Un seul souverain, parmi les princes d’Europe, avait obtenu d’être lui-même légat du pape, de manière à pouvoir aussi diriger ses prêtres et se soustraire ainsi à leurs continuelles interventions : cet habile diplomate fut le comte normand Roger, le conquérant de la Sicile sur les Mahométans ; et le pape qui lui accorda ce privilège capital fut le fanatique Urbain II, si zélé pour les croisades. La monarchie de Sicile acquit ainsi un droit d’autonomie ecclésiastique, objet d’envie pour les autres États, et put échapper au chaos produit par le conflit des deux pouvoirs en lutte. Nulle part les diverses formes de civilisation, bysantine et arabe, chrétienne et mahométane, ne se marièrent d’une façon plus intime que dans la Sicile, laboratoire politique resté longtemps ignoré des historiens malgré l’importance réelle qu’il acquit dans le mouvement des idées européennes[2].

Si le but poursuivi par les deux pouvoirs rivaux était bien le même, l’un et l’autre avaient à leur service des armes différentes et employaient un langage particulier.

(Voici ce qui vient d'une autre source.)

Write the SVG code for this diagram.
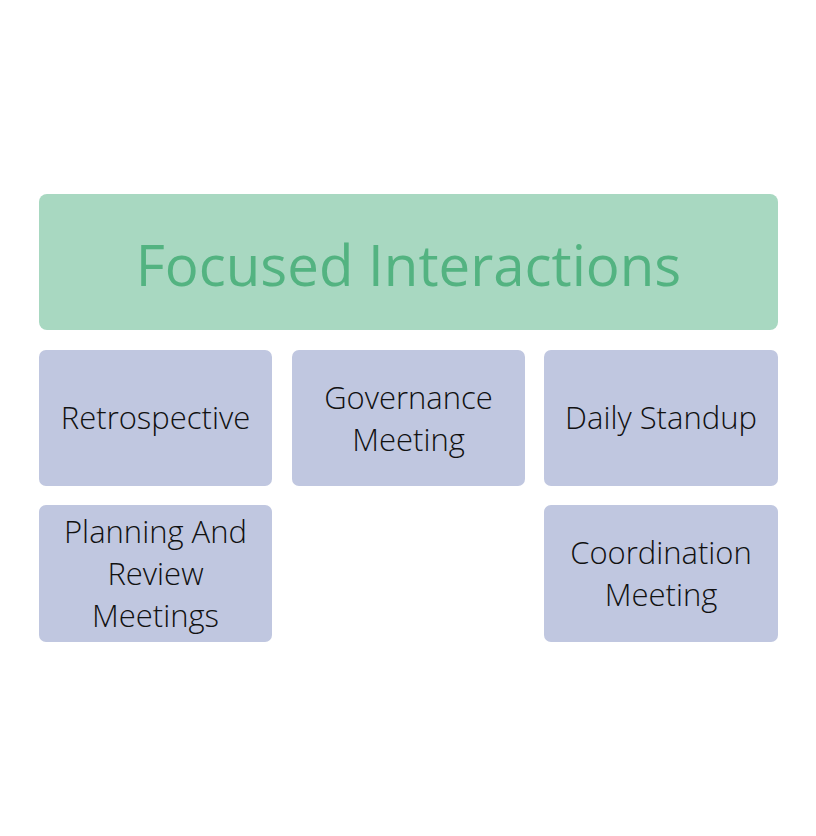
<svg xmlns="http://www.w3.org/2000/svg" width="816" height="836" viewBox="0 0 816 836">
<style>
.t{font-family:"Open Sans","DejaVu Sans",sans-serif;font-weight:300;text-anchor:middle}
.h{font-family:"Open Sans","DejaVu Sans",sans-serif;font-weight:400;text-anchor:middle;font-size:56.4px;fill:#53b381}
.n{fill:#c0c7e0}
.nt{font-size:31px;fill:#111}
</style>
<rect width="816" height="836" fill="#fff"/>
<g id="focused-interactions">
<rect x="39" y="194" width="739" height="136" rx="8" fill="#a8d8c1"/>
<text class="h" x="408.5" y="286">Focused Interactions</text>
</g>
<g id="retrospective">
<rect class="n" x="39" y="350" width="233" height="136" rx="7"/>
<text class="t nt" x="155.5" y="429">Retrospective</text>
</g>
<g id="governance-meeting">
<rect class="n" x="292" y="350" width="233" height="136" rx="7"/>
<text class="t nt" x="408.5" y="409">Governance</text>
<text class="t nt" x="408.5" y="451">Meeting</text>
</g>
<g id="daily-standup">
<rect class="n" x="544" y="350" width="234" height="136" rx="7"/>
<text class="t nt" x="661" y="429">Daily Standup</text>
</g>
<g id="planning-review">
<rect class="n" x="39" y="505" width="233" height="137" rx="7"/>
<text class="t nt" x="155.5" y="543">Planning And</text>
<text class="t nt" x="155.5" y="585">Review</text>
<text class="t nt" x="155.5" y="627">Meetings</text>
</g>
<g id="coordination-meeting">
<rect class="n" x="544" y="505" width="234" height="137" rx="7"/>
<text class="t nt" x="661" y="564">Coordination</text>
<text class="t nt" x="661" y="606">Meeting</text>
</g>
<g id="connectors"></g>
</svg>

Le pape, fort de l’adhésion que ses ennemis eux-mêmes donnaient en toute ignorance à la légitimité de son vicariat divin, avait le droit de formuler ses revendications en paroles mystiques, que l’on écoutait avec un effroi religieux, comme si sa voix descendait du ciel, tandis que les rois et les barons

  1. Voltaire, Essai sur les Mœurs, t. I, ch. xli.
  2. Ernest Nys, Le Développement économique et l’Histoire, p. 8.